Catherine Green
Eleven-year-old Catherine Green colours pictures of houses for four our more hours a week. She’s working to help her family become the next Habitat for Humanity homeowners in Nanaimo.
"She simply doesn't stop," Linda Smith, Habitat’s Executive Director, told me. "All this summer she has come in at 8:30 every Thursday morning, and she doesn't stop colouring until 12:30. She just puts her head down and goes for it."
During the same four hours, her mother, Sandy, volunteers next door in the Habitat for Humanity ReStore.
Sandy and her daughters, Catherine (11), Brianne (14), and Elana (17) -- all honour students – will soon be moving into the fourth Habitat for Humanity home in the city. Located on Wekesiah across from Nanaimo District Secondary School, the home is currently being built by volunteers.
Brianne hopes to become a dentist and Elana plans on entering the nursing program at Malaspina in the fall of 2005. Her long-range plans include doing mission work in a third world country.
As part of their partnership agreement, Habitat families must put in hundreds of "sweat equity" hours working on their own home, other people's homes, in the Habitat for Humanity ReStore or office, or on a number of other Habitat projects.
Sandy and her older daughters have worked on a variety of different tasks while Catherine has focused on colouring pictures of literally hundreds of houses, which will be used during Habitat for Humanity's Carpenters' Capers Dinner Auction on October 2 at the Coast Bastion Inn. (Tickets are just $35 and are available at 758-8078.)
Catherine is motivated to put in extra-long hours colouring because she can't wait to move into their new house and into her very own room.
For the past two and a half years, Catherine has shared a bedroom with her mother.
"She has always been a caring, giving child," her mom told me. "She always goes out of her way to help other kids at school, and she often makes my bed and leaves a little stuffed animal and a note saying, 'I love you mom'.
Sandy sleeps on a mattress that she stores under Catherine's bed during the day to help her daughter feel that in a way she really has her own room.

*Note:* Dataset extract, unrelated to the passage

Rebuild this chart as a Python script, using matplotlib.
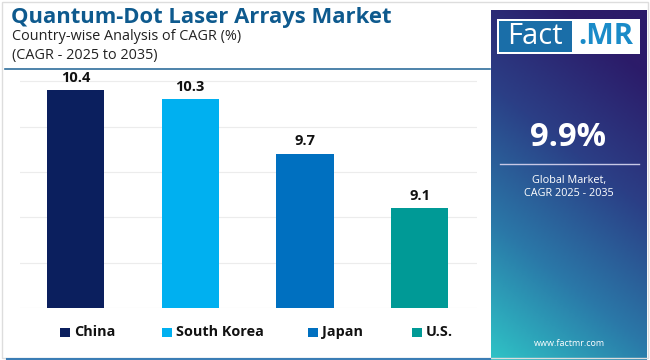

"My kids are so great," Sandy continued, “and they deserve the very best I can give them. I've been married twice and the decisions I made have affected them. So having our own home is a way for me to make it up to them, and to give them stability in their lives. We won't have to worry about moving or having the rent go up so that I can't afford to get them the little extras. It will be wonderful."
When I asked Sandy how getting this home will affect her family over the next five years, she seemed stuck for an answer, but then, two days later, when I stopped by to take Catherine's picture, she had was able to answer my question.
"Until we were chosen as the next Habitat family, I never thought that far into the future,” she told me. “I just did my best to get by day-to-day. Now I will be able to plan and the first thing I want to do is save to help Elana through Malaspina ... and then Brianne is just three years behind!"
There's no doubt that Habitat for Humanity will make a huge difference for this family. Likewise this family will be good for the organization. As Sandy and I chatted, she never let five minutes go by without acknowledging all of the Habitat volunteers, and I'm sure she and her children will be part of that volunteer corps for years to come.